Que pouvons-nous opposer ? par François Leclerc

Billet invité.

QUE POUVONS-NOUS OPPOSER ?

Observant non sans stupeur et indignation contenues ce monde financier opaque et silencieux pour ceux qui n’y sont pas plongés, incontestable expression de sa nature profonde, de toute évidence indispensable à l’exercice de ses talents, de quelles certitudes pas encore trop malmenées par la crise pouvons-nous encore témoigner, perchés sur notre fragile branche de « L » ?

Nous ne savons toujours pas trop bien si ce monde tellement étranger va se tirer d’affaire (supposant dans ce cas-là que ce sera à nos dépens), ou bien s’il va sombrer à la faveur d’un nouveau gros pépin toujours possible, nous entraînant par le fond avec lui. Ignorant selon quel calendrier ce choix, dans les deux cas peu engageant, le seul que nous puissions à ce stade percevoir, sera finalement tranché.

Abasourdis, nous découvrons la dimension insoupçonnée que ce monde-là a pris en l’espace de quelques décennies, mesurons l’inconcevable liberté d’action dont il a bénéficié afin de l’atteindre, quasi affranchi de toutes règles et contrôles (ou bien les transgressant), dans notre environnement pourtant de plus en plus régi par de fortes contraintes.

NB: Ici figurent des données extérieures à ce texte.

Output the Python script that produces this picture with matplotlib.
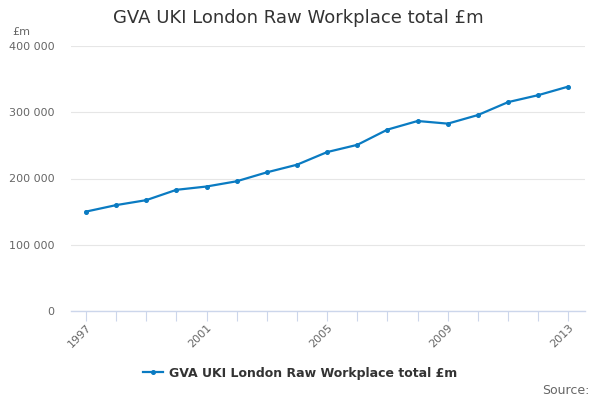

Nous saisissons également que, habitué à prendre ses aises, ce monde n’est pas vraiment décidé à les abandonner. Démontrant, par son attitude présente, qu’il s’attend à pouvoir renouveler ses exploits (a-t-il d’ailleurs jamais cessé ?), sans accepter d’empiétement sur une intouchable prérogative, le développement de sa rente sans partage. Une activité qui l’affranchit à ses yeux de toute autre responsabilité et l’engage dans toutes les aventures, et nous avec lui. Quitte à réduire demain un peu la voilure de ses ambitions, après avoir concédé pour la forme des mesures de régulation, faisant confiance à sa créativité hier encensée – ainsi qu’à quelques compromissions ici ou là monnayées – pour s’en accommoder ou s’en affranchir discrètement en cas de besoin.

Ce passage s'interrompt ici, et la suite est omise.